Review by Karl Verhoven
The Eternal Warrior has earned his title over thousands of years by acting as guardian and protector of the Geomancer, a succession of spiritual beings in touch with the feelings of the Earth itself. His success rate, however, hasn’t always been 100%, and the three occasions when he failed to prevent the Immortal Enemy from murdering a Geomancer have been followed by centuries of devastation on Earth.
“Listen, I couldn’t keep a house plant alive. For real. And now I’m supposed to be the guardian of the Earth somehow?” Earth’s newly appointed Geomancer Kay McHenry is a former public relations woman in her mid-twenties, and far from confident about her newfound abilities (conferred in Archer and Armstrong: The Wrath of the Eternal Warrior). That uncertainty frees the Immortal Enemy once again, and even in an age of multiple superheroes he’s powerful enough to warrant pretty well every Valiant headliner taking him on. In practice, as this is a four chapter story, writers Matt Kindt and Jeff Lemire concentrate on Bloodshot, Eternal Warrior and Ninjak, and their characterisation is great, exemplified by the interaction between Kay and Bloodshot. “Bloodshot? What kind of name is that?” asks Kay, “Mine” is the single word response. The rest of the conversation is equally engaging and in the bonus pages Lemire points out a subtle touch in the backgrounds.
Part of what the Immortal Enemy can do is confront people with their worst fears in an utterly convincing fashion, and while he’s very good with the standard action and conversation sequences it’s with these that artist Paolo Rivera really shines. They are of necessity personalised, and in each case stretch back to childhood, with mother issues, fears of a fairy tale villain… When he combines them all in a single illustration the result resembles the weird nightmare of a Bosch painting. As Lemire also points out, another of Rivera’s great strengths is imbuing life into the characters. A lot of the time you don’t need the dialogue to let you know what someone’s mood is.

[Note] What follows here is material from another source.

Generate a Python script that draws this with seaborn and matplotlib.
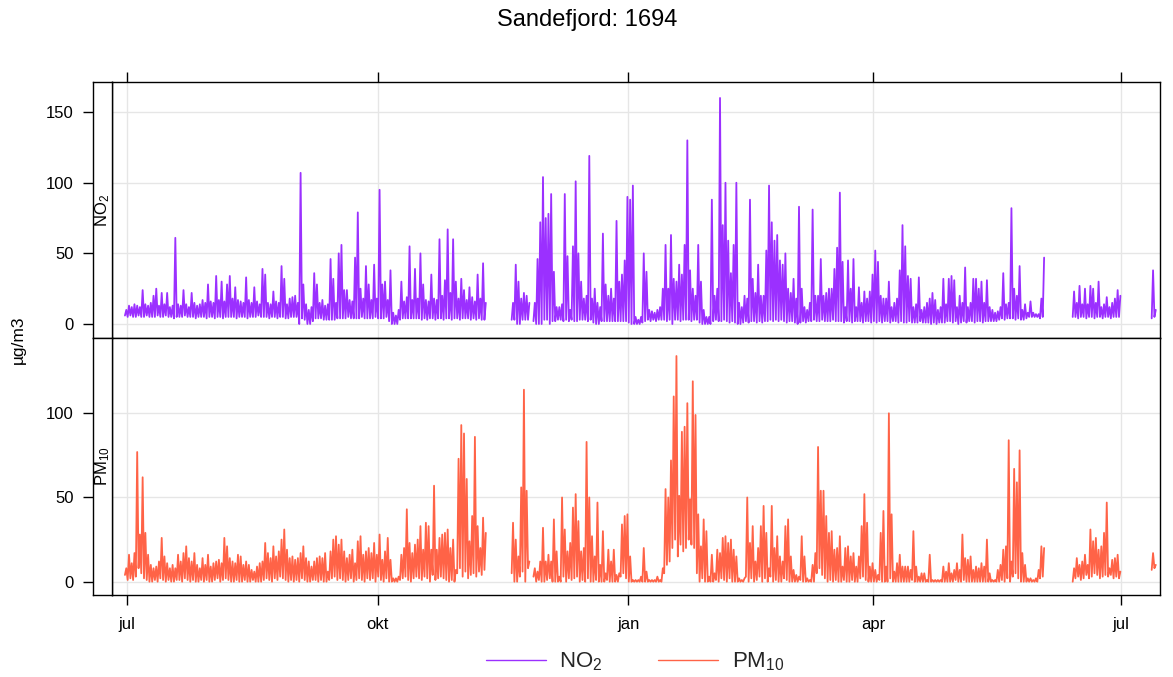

Bloodshot features heavily as Lemire uses this story to set up his Bloodshot Reborn series, and it’s debatable whether he’s ever been written as well. Separately Lemire and Kindt are both very good writers, and having each other to bounce ideas off results in a thrilling and unpredictable graphic novel with a great piece of relationship building at its core. Assumptions might be made about the way the story is going or what the outcome will be, but The Valiant confounds expectation as a superior action thriller.